Judicial picks frequently insinuate political taint
The United States Constitution provides that federal judges “shall hold their Offices during good Behaviour,” which in practice usually means for life. That makes judicial appointments a president’s longest-lasting personnel decisions. Three judges appointed by Lyndon B. Johnson remain on the bench today.
Every administration has a judge-picking staff overseen by the White House counsel. The current counsel, Don McGahn, spoke candidly about how his judgepickers go about their business at the recent Conservative Political Action Conference. According to the Daily Caller, the conservative news website founded by Fox News host Tucker Carlson, “McGahn revealed that the White House treats judicial selection as an integral part of the deregulatory agenda.”
In his remarks, McGahn mentioned a 1984 Supreme Court opinion involving the Environmental Protection Agency that, in his view, granted too much leeway to regulatory agencies in general and the EPA in particular. He singled out for praise a 2016 opinion by then-Judge Neil Gorsuch criticizing the case. McGahn declared: “Judicial selection and the deregulatory agenda are flip sides of the same coin.”
I don’t think he meant to imply Gorsuch was elevated to the Supreme Court for the specific purpose of overruling that 1984 case. But a fair interpretation of his remarks is that his office picks judges with the expectation that, once confirmed, they will use their newly acquired power to further “the deregulatory agenda.”
McGahn’s remarks might be viewed as no more than an unusually frank acknowledgment of long-standing practice, but I think they go well beyond that. Admittedly, any detached observer would have to conclude that the quality Americans prize most highly in their judges is affiliation with the party in power, with all that implies about any new judge’s ideological leanings. Governors no less than presidents rarely make appointments across party lines. (In New Mexico, our judicial nominating commissions sometimes give our governors no option.)
But patronage politics is one thing. It’s been a staple of American public life since Andrew Jackson instituted the spoils system (“to the victor goes the spoils”). Patronage distinguishes between judicial candidates based on party affiliation. That in itself makes little difference to the functioning of the courts, because the traits most valuable in a judge — honesty, decisiveness, intelligence, modesty — are pretty evenly distributed across the parties.
Picking judges based on their willingness to advance a particular political agenda is another thing altogether. It prizes a readiness to discard existing law in order to enact the judge’s personal preferences. And that is contrary to John Adams’ maxim that we should strive for “a government of laws, not men.”

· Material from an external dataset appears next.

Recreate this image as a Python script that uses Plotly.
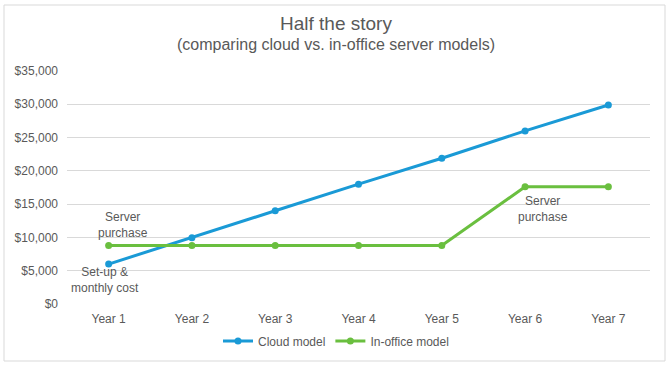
import plotly.graph_objects as go

years = ["Year 1", "Year 2", "Year 3", "Year 4", "Year 5", "Year 6", "Year 7"]
cloud = [6000, 9950, 14000, 18000, 21900, 26000, 29900]
office = [8800, 8800, 8800, 8800, 8800, 17600, 17600]
yticks = [0, 5000, 10000, 15000, 20000, 25000, 30000, 35000]
ytick_text = ["$0", "$5,000", "$10,000", "$15,000", "$20,000", "$25,000", "$30,000", "$35,000"]

BLUE = "#1A9AD6"
GREEN = "#6ABF3F"
GRAY = "#595959"
FONT = "Liberation Sans, Arial, sans-serif"

W, H = 671, 367
L, R, T, B = 67, 21, 71, 63
pw, ph = W - L - R, H - T - B

def px(x):
    return (x - L) / pw

def py(y):
    return (H - B - y) / ph

fig = go.Figure()
fig.add_trace(go.Scatter(x=years, y=cloud, name="Cloud model", mode="lines+markers",
                         line=dict(color=BLUE, width=3), marker=dict(size=7, color=BLUE)))
fig.add_trace(go.Scatter(x=years, y=office, name="In-office model", mode="lines+markers",
                         line=dict(color=GREEN, width=3), marker=dict(size=7, color=GREEN)))

fig.update_layout(
    width=W, height=H,
    margin=dict(l=L, r=R, t=T, b=B),
    paper_bgcolor="white", plot_bgcolor="white",
    font=dict(family=FONT, color=GRAY, size=12),
    showlegend=True,
    legend=dict(orientation="h", x=px(336), xanchor="center", y=py(341), yanchor="middle",
                font=dict(size=12, color=GRAY), itemwidth=30, tracegroupgap=0),
    xaxis=dict(range=[-0.5, 6.5], showgrid=False, zeroline=False, showline=False,
               ticks="", tickfont=dict(size=12, color=GRAY), ticklabelstandoff=6),
    yaxis=dict(range=[0, 35000], tickvals=yticks, ticktext=ytick_text,
               showgrid=True, gridcolor="#D9D9D9", gridwidth=1, zeroline=False,
               showline=False, ticks="", tickfont=dict(size=12, color=GRAY), ticklabelstandoff=8),
)

cx = px(336)
fig.add_annotation(text="Half the story", xref="paper", yref="paper", x=cx,
                   y=py(23), showarrow=False, font=dict(size=19, color=GRAY), xanchor="center", yanchor="middle")
fig.add_annotation(text="(comparing cloud vs. in-office server models)", xref="paper", yref="paper",
                   x=cx, y=py(45), showarrow=False,
                   font=dict(size=16, color=GRAY), xanchor="center", yanchor="middle")

fig.add_annotation(text="Server<br>purchase", xref="paper", yref="paper", x=px(123), y=py(225),
                   showarrow=False, font=dict(size=12, color=GRAY), xanchor="center", yanchor="middle")
fig.add_annotation(text="Set-up &<br>monthly cost", xref="paper", yref="paper", x=px(105), y=py(280),
                   showarrow=False, font=dict(size=12, color=GRAY), xanchor="center", yanchor="middle")
fig.add_annotation(text="Server<br>purchase", xref="paper", yref="paper", x=px(543), y=py(209),
                   showarrow=False, font=dict(size=12, color=GRAY), xanchor="center", yanchor="middle")

fig.add_shape(type="rect", xref="paper", yref="paper", x0=px(4), x1=px(665), y0=py(361), y1=py(5),
              line=dict(color="#D9D9D9", width=1), fillcolor="rgba(0,0,0,0)", layer="below")

fig.write_html("out.html", config={"displayModeBar": False},
               post_script="document.body.style.margin='0';document.body.style.padding='0';document.body.style.overflow='hidden';")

I can think of a dozen cynical rejoinders to what I’ve written so far, starting with the claim that Democrats do it, too, even if not so openly. But cynicism can quickly lead to a sour simple-mindedness. The point isn’t that the ideal formerly prevailed, but that there are strong reasons why everyone, of every political persuasion, should want it to prevail now. In the first place, power itself is neutral. In a system in which government control alternates between the parties, using power illegitimately is almost the same as granting illegitimate power to one’s enemies. Turnabout, as they say, is fair play, and hypocrisy is a poor defense.
Legitimacy itself is a second concern. When things get really dicey, the system relies on force to enforce the law. As Bobby Fuller pointed out, if you fight the law, the law generally wins. But it’s much better when the legal system
can instead count on voluntary obedience. That happens only when citizens have faith that they will be treated fairly, in accordance with a body of rules and norms that exists apart from the will of any single individual. McGahn’s remarks undermine that faith.
Third, “It will not be denied, that power is of an encroaching nature,” as James Madison wrote 230 years ago. Perhaps the greatest concern raised by McGahn’s remarks is that they are so easily justified in political terms. If all the federal courts ever did was apply existing law to resolve disputes, it would hardly matter whether a given judge was a Democrat or Republican, liberal or conservative. The fact that those distinctions matter so much today is a measure of how politically powerful our courts have become. Amassing political power makes courts political targets.
Years ago, I was told an easy way to predict the outcome of a Supreme Court case: nine times out of ten, the justices will choose the result that does the most to enhance their own power. We’d all be better off if we could believe that was just a cynical joke.